**Do this**. Copy out the data exactly, leaving the pictures behind.

**Supplied material**.
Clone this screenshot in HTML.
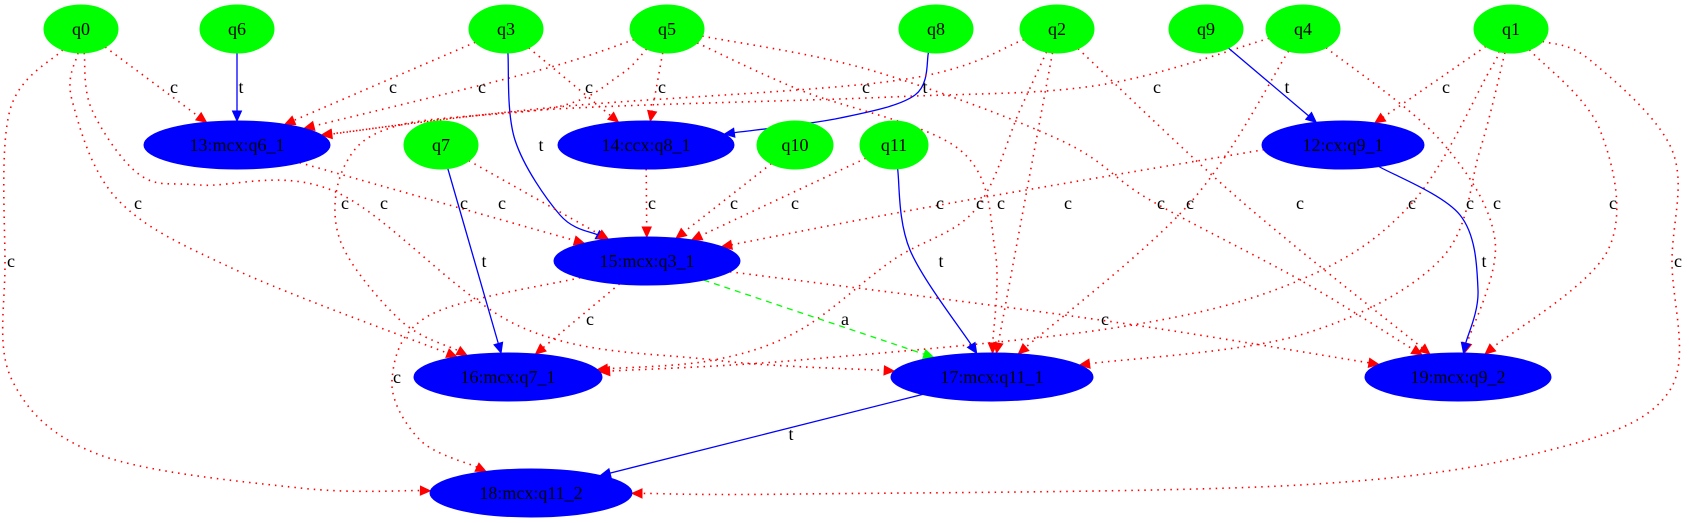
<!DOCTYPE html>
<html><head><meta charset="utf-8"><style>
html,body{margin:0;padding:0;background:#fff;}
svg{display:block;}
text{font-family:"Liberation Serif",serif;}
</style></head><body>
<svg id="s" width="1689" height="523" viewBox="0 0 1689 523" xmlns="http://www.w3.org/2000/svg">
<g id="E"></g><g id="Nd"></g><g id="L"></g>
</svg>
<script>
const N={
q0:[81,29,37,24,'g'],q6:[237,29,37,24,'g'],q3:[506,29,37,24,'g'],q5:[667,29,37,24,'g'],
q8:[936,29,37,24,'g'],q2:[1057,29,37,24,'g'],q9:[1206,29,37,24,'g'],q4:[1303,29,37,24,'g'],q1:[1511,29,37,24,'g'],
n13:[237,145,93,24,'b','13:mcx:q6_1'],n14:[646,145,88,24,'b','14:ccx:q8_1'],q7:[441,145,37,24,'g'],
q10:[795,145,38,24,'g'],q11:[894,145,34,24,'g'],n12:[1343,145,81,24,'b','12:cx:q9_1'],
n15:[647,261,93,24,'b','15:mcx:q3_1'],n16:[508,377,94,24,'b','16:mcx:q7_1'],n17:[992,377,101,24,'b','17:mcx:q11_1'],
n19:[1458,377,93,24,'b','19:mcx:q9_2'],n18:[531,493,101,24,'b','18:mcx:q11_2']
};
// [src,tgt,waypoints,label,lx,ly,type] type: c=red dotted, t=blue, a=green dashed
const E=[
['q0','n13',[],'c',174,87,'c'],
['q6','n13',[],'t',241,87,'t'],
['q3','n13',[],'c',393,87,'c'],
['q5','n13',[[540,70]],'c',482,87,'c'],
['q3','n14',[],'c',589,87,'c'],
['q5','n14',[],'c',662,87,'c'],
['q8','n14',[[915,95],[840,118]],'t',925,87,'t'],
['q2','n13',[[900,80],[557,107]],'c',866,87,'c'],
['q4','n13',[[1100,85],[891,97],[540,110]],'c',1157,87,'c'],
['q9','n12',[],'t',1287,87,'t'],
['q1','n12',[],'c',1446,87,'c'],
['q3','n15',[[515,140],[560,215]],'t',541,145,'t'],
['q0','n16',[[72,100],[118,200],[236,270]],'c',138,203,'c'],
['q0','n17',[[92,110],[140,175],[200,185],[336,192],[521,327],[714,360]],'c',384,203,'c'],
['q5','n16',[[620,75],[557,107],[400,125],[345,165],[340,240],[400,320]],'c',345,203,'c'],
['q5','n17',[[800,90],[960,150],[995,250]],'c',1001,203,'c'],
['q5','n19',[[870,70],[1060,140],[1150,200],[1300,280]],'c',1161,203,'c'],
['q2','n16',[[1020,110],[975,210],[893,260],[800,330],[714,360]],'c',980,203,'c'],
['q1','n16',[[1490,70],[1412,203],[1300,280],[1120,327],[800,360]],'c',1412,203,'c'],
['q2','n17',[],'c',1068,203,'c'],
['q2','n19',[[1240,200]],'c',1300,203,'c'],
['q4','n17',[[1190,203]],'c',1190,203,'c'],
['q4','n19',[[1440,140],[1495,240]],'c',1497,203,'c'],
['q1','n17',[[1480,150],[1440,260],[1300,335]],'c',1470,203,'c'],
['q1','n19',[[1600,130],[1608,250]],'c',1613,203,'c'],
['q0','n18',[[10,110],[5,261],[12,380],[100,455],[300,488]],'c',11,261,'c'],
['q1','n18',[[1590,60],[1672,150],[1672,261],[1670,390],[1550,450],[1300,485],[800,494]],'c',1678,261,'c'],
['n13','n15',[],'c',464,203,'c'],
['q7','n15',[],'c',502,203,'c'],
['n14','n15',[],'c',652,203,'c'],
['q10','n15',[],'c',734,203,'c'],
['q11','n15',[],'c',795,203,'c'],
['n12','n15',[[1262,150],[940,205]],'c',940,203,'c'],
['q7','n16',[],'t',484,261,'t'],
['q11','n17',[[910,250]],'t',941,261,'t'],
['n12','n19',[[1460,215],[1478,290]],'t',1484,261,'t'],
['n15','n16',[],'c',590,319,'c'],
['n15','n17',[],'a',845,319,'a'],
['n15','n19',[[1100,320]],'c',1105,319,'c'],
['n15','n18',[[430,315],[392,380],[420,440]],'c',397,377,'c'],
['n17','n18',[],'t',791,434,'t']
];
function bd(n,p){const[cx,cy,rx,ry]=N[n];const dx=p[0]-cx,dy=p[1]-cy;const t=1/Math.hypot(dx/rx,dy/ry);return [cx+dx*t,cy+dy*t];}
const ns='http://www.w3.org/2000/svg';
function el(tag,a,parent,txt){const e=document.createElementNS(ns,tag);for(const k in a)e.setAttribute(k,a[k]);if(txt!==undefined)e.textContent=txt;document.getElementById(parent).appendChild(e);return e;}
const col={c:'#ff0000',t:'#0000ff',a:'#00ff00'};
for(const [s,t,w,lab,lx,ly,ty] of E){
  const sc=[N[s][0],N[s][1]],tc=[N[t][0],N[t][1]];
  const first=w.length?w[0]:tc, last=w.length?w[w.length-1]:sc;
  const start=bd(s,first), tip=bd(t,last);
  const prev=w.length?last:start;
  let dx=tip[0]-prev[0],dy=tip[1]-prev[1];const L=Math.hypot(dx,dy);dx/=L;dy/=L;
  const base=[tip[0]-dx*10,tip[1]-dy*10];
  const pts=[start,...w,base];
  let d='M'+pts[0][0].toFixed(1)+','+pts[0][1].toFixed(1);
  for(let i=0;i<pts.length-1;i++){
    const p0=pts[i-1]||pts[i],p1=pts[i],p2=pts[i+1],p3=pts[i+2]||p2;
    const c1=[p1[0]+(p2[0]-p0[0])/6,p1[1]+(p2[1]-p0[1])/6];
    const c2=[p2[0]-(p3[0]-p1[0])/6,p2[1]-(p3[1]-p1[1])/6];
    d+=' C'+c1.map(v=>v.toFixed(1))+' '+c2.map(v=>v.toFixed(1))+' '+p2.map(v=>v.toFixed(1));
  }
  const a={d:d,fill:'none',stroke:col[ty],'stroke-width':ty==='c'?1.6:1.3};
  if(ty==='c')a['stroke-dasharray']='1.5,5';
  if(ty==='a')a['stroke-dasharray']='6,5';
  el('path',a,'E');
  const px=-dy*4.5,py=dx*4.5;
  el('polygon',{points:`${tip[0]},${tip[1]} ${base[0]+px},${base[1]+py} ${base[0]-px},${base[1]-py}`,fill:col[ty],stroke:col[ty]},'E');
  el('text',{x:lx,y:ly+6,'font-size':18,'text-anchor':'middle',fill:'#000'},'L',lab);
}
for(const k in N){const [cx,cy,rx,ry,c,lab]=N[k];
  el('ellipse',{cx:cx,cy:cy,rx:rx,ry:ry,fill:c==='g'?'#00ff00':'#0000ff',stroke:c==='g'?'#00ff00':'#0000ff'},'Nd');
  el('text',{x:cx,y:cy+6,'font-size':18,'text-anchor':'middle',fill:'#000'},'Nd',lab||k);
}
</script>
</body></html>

**Problem solution**.
Clone this screenshot in HTML.
<!DOCTYPE html>
<html><head><meta charset="utf-8"><style>
html,body{margin:0;padding:0;background:#fff;}
svg{display:block;}
text{font-family:"Liberation Serif",serif;}
</style></head><body>
<svg id="s" width="1689" height="523" viewBox="0 0 1689 523" xmlns="http://www.w3.org/2000/svg">
<g id="E"></g><g id="Nd"></g><g id="L"></g>
</svg>
<script>
const N={
q0:[81,29,37,24,'g'],q6:[237,29,37,24,'g'],q3:[506,29,37,24,'g'],q5:[667,29,37,24,'g'],
q8:[936,29,37,24,'g'],q2:[1057,29,37,24,'g'],q9:[1206,29,37,24,'g'],q4:[1303,29,37,24,'g'],q1:[1511,29,37,24,'g'],
n13:[237,145,93,24,'b','13:mcx:q6_1'],n14:[646,145,88,24,'b','14:ccx:q8_1'],q7:[441,145,37,24,'g'],
q10:[795,145,38,24,'g'],q11:[894,145,34,24,'g'],n12:[1343,145,81,24,'b','12:cx:q9_1'],
n15:[647,261,93,24,'b','15:mcx:q3_1'],n16:[508,377,94,24,'b','16:mcx:q7_1'],n17:[992,377,101,24,'b','17:mcx:q11_1'],
n19:[1458,377,93,24,'b','19:mcx:q9_2'],n18:[531,493,101,24,'b','18:mcx:q11_2']
};
// [src,tgt,waypoints,label,lx,ly,type] type: c=red dotted, t=blue, a=green dashed
const E=[
['q0','n13',[],'c',174,87,'c'],
['q6','n13',[],'t',241,87,'t'],
['q3','n13',[],'c',393,87,'c'],
['q5','n13',[[540,70]],'c',482,87,'c'],
['q3','n14',[],'c',589,87,'c'],
['q5','n14',[],'c',662,87,'c'],
['q8','n14',[[915,95],[840,118]],'t',925,87,'t'],
['q2','n13',[[900,80],[557,107]],'c',866,87,'c'],
['q4','n13',[[1100,85],[891,97],[540,110]],'c',1157,87,'c'],
['q9','n12',[],'t',1287,87,'t'],
['q1','n12',[],'c',1446,87,'c'],
['q3','n15',[[515,140],[560,215]],'t',541,145,'t'],
['q0','n16',[[72,100],[118,200],[236,270]],'c',138,203,'c'],
['q0','n17',[[92,110],[140,175],[200,185],[336,192],[521,327],[714,360]],'c',384,203,'c'],
['q5','n16',[[620,75],[557,107],[400,125],[345,165],[340,240],[400,320]],'c',345,203,'c'],
['q5','n17',[[800,90],[960,150],[995,250]],'c',1001,203,'c'],
['q5','n19',[[870,70],[1060,140],[1150,200],[1300,280]],'c',1161,203,'c'],
['q2','n16',[[1020,110],[975,210],[893,260],[800,330],[714,360]],'c',980,203,'c'],
['q1','n16',[[1490,70],[1412,203],[1300,280],[1120,327],[800,360]],'c',1412,203,'c'],
['q2','n17',[],'c',1068,203,'c'],
['q2','n19',[[1240,200]],'c',1300,203,'c'],
['q4','n17',[[1190,203]],'c',1190,203,'c'],
['q4','n19',[[1440,140],[1495,240]],'c',1497,203,'c'],
['q1','n17',[[1480,150],[1440,260],[1300,335]],'c',1470,203,'c'],
['q1','n19',[[1600,130],[1608,250]],'c',1613,203,'c'],
['q0','n18',[[10,110],[5,261],[12,380],[100,455],[300,488]],'c',11,261,'c'],
['q1','n18',[[1590,60],[1672,150],[1672,261],[1670,390],[1550,450],[1300,485],[800,494]],'c',1678,261,'c'],
['n13','n15',[],'c',464,203,'c'],
['q7','n15',[],'c',502,203,'c'],
['n14','n15',[],'c',652,203,'c'],
['q10','n15',[],'c',734,203,'c'],
['q11','n15',[],'c',795,203,'c'],
['n12','n15',[[1262,150],[940,205]],'c',940,203,'c'],
['q7','n16',[],'t',484,261,'t'],
['q11','n17',[[910,250]],'t',941,261,'t'],
['n12','n19',[[1460,215],[1478,290]],'t',1484,261,'t'],
['n15','n16',[],'c',590,319,'c'],
['n15','n17',[],'a',845,319,'a'],
['n15','n19',[[1100,320]],'c',1105,319,'c'],
['n15','n18',[[430,315],[392,380],[420,440]],'c',397,377,'c'],
['n17','n18',[],'t',791,434,'t']
];
function bd(n,p){const[cx,cy,rx,ry]=N[n];const dx=p[0]-cx,dy=p[1]-cy;const t=1/Math.hypot(dx/rx,dy/ry);return [cx+dx*t,cy+dy*t];}
const ns='http://www.w3.org/2000/svg';
function el(tag,a,parent,txt){const e=document.createElementNS(ns,tag);for(const k in a)e.setAttribute(k,a[k]);if(txt!==undefined)e.textContent=txt;document.getElementById(parent).appendChild(e);return e;}
const col={c:'#ff0000',t:'#0000ff',a:'#00ff00'};
for(const [s,t,w,lab,lx,ly,ty] of E){
  const sc=[N[s][0],N[s][1]],tc=[N[t][0],N[t][1]];
  const first=w.length?w[0]:tc, last=w.length?w[w.length-1]:sc;
  const start=bd(s,first), tip=bd(t,last);
  const prev=w.length?last:start;
  let dx=tip[0]-prev[0],dy=tip[1]-prev[1];const L=Math.hypot(dx,dy);dx/=L;dy/=L;
  const base=[tip[0]-dx*10,tip[1]-dy*10];
  const pts=[start,...w,base];
  let d='M'+pts[0][0].toFixed(1)+','+pts[0][1].toFixed(1);
  for(let i=0;i<pts.length-1;i++){
    const p0=pts[i-1]||pts[i],p1=pts[i],p2=pts[i+1],p3=pts[i+2]||p2;
    const c1=[p1[0]+(p2[0]-p0[0])/6,p1[1]+(p2[1]-p0[1])/6];
    const c2=[p2[0]-(p3[0]-p1[0])/6,p2[1]-(p3[1]-p1[1])/6];
    d+=' C'+c1.map(v=>v.toFixed(1))+' '+c2.map(v=>v.toFixed(1))+' '+p2.map(v=>v.toFixed(1));
  }
  const a={d:d,fill:'none',stroke:col[ty],'stroke-width':ty==='c'?1.6:1.3};
  if(ty==='c')a['stroke-dasharray']='1.5,5';
  if(ty==='a')a['stroke-dasharray']='6,5';
  el('path',a,'E');
  const px=-dy*4.5,py=dx*4.5;
  el('polygon',{points:`${tip[0]},${tip[1]} ${base[0]+px},${base[1]+py} ${base[0]-px},${base[1]-py}`,fill:col[ty],stroke:col[ty]},'E');
  el('text',{x:lx,y:ly+6,'font-size':18,'text-anchor':'middle',fill:'#000'},'L',lab);
}
for(const k in N){const [cx,cy,rx,ry,c,lab]=N[k];
  el('ellipse',{cx:cx,cy:cy,rx:rx,ry:ry,fill:c==='g'?'#00ff00':'#0000ff',stroke:c==='g'?'#00ff00':'#0000ff'},'Nd');
  el('text',{x:cx,y:cy+6,'font-size':18,'text-anchor':'middle',fill:'#000'},'Nd',lab||k);
}
</script>
</body></html>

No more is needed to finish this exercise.